Выбрать главу

Как говорится в предисловии к роману: «Бруно Ясенский блестяще развенчал пресловутую «буржуазию», «свободу» и «демократию», обнажил перед нами оборотную сторону буржуазной культуры».

Это, видимо, выразилось в том, что Пьер в ненависти к капитализму спускает содержимое чумной пробирки в водопровод и заражает Париж чумой.

В предисловии его за это критикуют: «Эгоистические единицы типа Пьера, не видящие необходимости организованной борьбы в рядах пролетариата, обречены на неизбежную гибель».

Пьер гибнет, и мы переходим к изучению жизни второго героя по имени П’ан Тцян-куэй, китайского бедняка, который попал все же в ряды организованного рабочего класса и стал революционером-профессионалом. Сначала, страницах на пятидесяти, этого китайца колотят все, кому не лень — ну точно, как любопытного слоненка у Киплинга. Затем стиль романа становится еще более красочным, и П'ан в первых рядах восставших против империалистических интервентов и гоминьдановских оппортунистов, уничтожает англичан, причем делает это невероятно жестоко, а Ясенский, в принципе, не возражает — на то и революция, чтобы всех врагов уничтожать. Пройдя большой жизненный путь коммуниста-профессионала, по-восточному несгибаемого и даже порой бесчувственного, наш китаец возглавляет одну из десяти республик Парижа.

Вот тут нам придется немного задержаться.

Потому что необдуманный поступок Пьера, лишенного коленок Жанеты, уничтожает большую часть населения Парижа, причем явно в первую очередь проституток, включая Жанету, ибо они и есть «группа риска».

Французская армия, находящаяся в руках буржуазии, охватывает столицу кольцом и блокирует. И никто толком не знает, что там, внутри Парижа, происходит. Почему-то временно автор и французы забывают о существовании аэропланов.

И что же придумал наш фантаст?

Оригинальность романа в том и состоит, что в блокадном Париже образуется несколько независимых и взаимно враждебных государств.

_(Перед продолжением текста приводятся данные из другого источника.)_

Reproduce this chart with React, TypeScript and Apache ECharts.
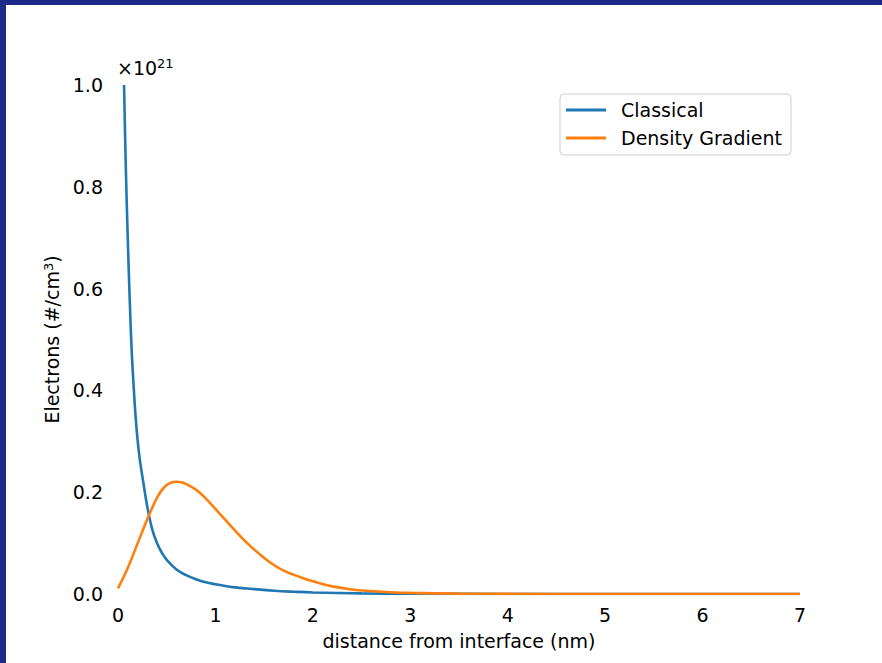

Подробнее мы знаем о Китайской республике, созданной П’аном и его китайскими товарищами, о стране английских капиталистов во главе с сэром Давидом Лингслеем, знаменитым тем, что «любовницу свою он содержал в Париже из снобизма — как два роллс-ройса, как постоянную каюту на «Мажестике»… Любовница оказалась на самом деле необычайным существом, инструментом чувствительным и чудесным, содержащим в себе неисчерпаемые гаммы наслаждения».

Рядом обосновалась еврейская республика, страна, управляемая цадиками и раввинами, а дальше — маленькая русская монархия без монарха, состоящая из белоэмигрантов, таких, как ротмистр Соломин, благородных, но обнищавших и озлобившихся. Описание ее начинается с довольно жуткой сцены: юнкера поймали еврея, у которого при обыске обнаружился советский паспорт. Этого несчастного затравили и замучили.

Ты читаешь эти страницы, куда живее написанные, чем фантастическая агитка, и понимаешь, что писалось это в начале двадцатых — жертвы и победители в гражданской войне были еще молоды. И ненависть была живой. И поэтому лучшими страницами романа станут те, на которых русским монархистам удается выторговать у французов состав советского посольства, чтобы казнить дипломатов — отомстить им за все унижения белой гвардии. Ясенский рассказывает, как большой крытый фургон пересекает пограничный мостик, как открывается в нем задняя дверь и все ждут, когда же наконец появятся жертвы. Но никто не появляется — в фургоне только трупы. Все советские дипломаты убиты чумой. И неудивительно, что главный отрицательный герой, ротмистр Соломин, смертельно напившись, лезет в этот фургон и умирает среди трупов своих врагов.

А чума продолжает косить жителей Парижа, отрезанного карантином от прочего мира. Китайский квартал погибает, пролетарская коммуна вымирает от голода, и ее дружинники пытаются прорваться на баржах с мукой.

Но эти отчаянные бои остаются втуне. В конце главы от чумы умирают и пролетарии, и буржуа.

Еще драматичнее складывается судьба преданного революции П’ана. Он решает победить заразу в отдельно взятом квартале радикальным способом: как только у кого-то обнаруживаются признаки чумы, его немедленно расстреливают. Индивидуум — ничто, коллектив — все! Китайский коммунизм в изображении Ясенского.

Самое интересное, что сочувственное отношение к такому коммунизму живет в сердце российского обывателя. Сегодня, за час до того, как написаны эти строки, я ехал на «частнике», который, как положено, стенал об отсутствии порядка в нашей державе. «Вот, — говорил он, — то ли дело у китайцев. Чуть поймали взяточника или вора, сразу расстрел. У нас бы так!»